A lawyer for the doctors’ groups that filed suit, however, said certain state legislators considered the practice of physicians asking about firearms safety as a “political attack on gun rights” and fired back with an unconstitutional law.
“The injury of this statute is the chill on doctors’ speech,” argued Doug Hallward-Driemeier, with the law firm Ropes & Gray. “The state cannot stop speech that it considers to be a political attack.”
During another exchange, Coogler, a federal judge from Alabama sitting as a visitor on the panel, questioned whether the physicians’ suit was premature because no Florida doctor has yet been punished under the law. The law has not been in effect since Judge Cooke issued her injunction last summer.
In her 25-page ruling, Judge Cooke clearly sided with the physicians, saying evidence showed that physicians began “self-censoring” because of the “chilling” effect of the legislation.
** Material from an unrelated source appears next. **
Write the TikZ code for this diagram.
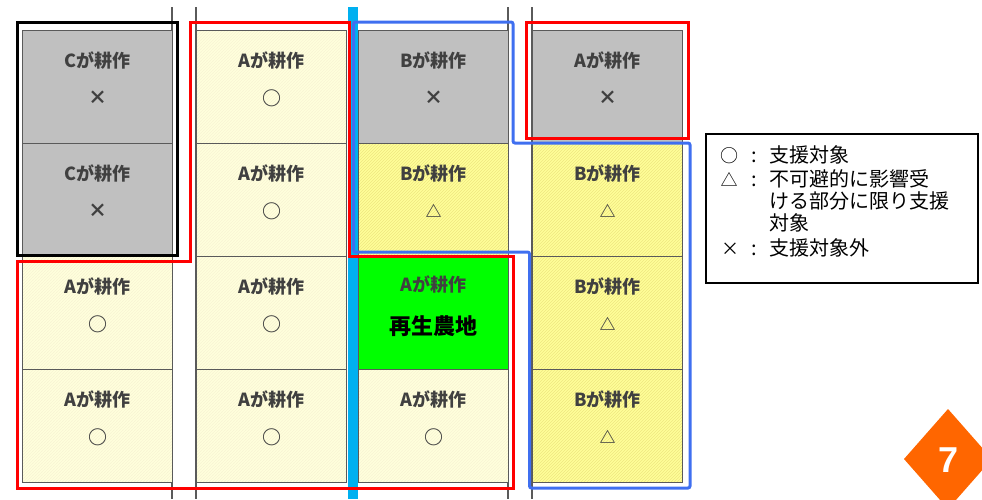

“What is curious about this law — and what makes it different from so many other laws involving practitioners’ speech — is that it aims to restrict a practitioner’s ability to provide truthful, non-misleading information to a patient, whether relevant or not at the time of the consult with the patient,” Cooke wrote, citing the benefit of such “preventive medicine.”
“The state asserts that it has an interest in protecting the exercise of the fundamental right to keep and bear arms,” Cooke wrote in another section about the Second Amendment issue. “I do not disagree that the government has such an interest in protecting its citizens’ fundamental rights. The Firearm Owners’ Privacy Act, however, simply does not interfere with the right to keep and bear arms.”
The Republican-controlled state Legislature adopted the Firearm Owners’ Privacy Act in 2011 after an Ocala couple complained that a doctor asked them about guns and they refused to answer. The physician refused to see them anymore.
Cooke said the legislation was based on anecdotal information and unfounded conjecture. Her decision was praised by the plaintiffs, which included the Florida Pediatric Society and Florida Academy of Family Physicians. They argued that the law was pushed by the National Rifle Association.
The legislation, indeed, was backed by the NRA, which tried to intervene in the doctors’ lawsuit. But Cooke denied the powerful lobbying group’s request, saying the state could adequately defend itself.
Lawyers for the Washington-based Brady Center to Prevent Gun Violence are also involved in the case, representing the doctors’ side.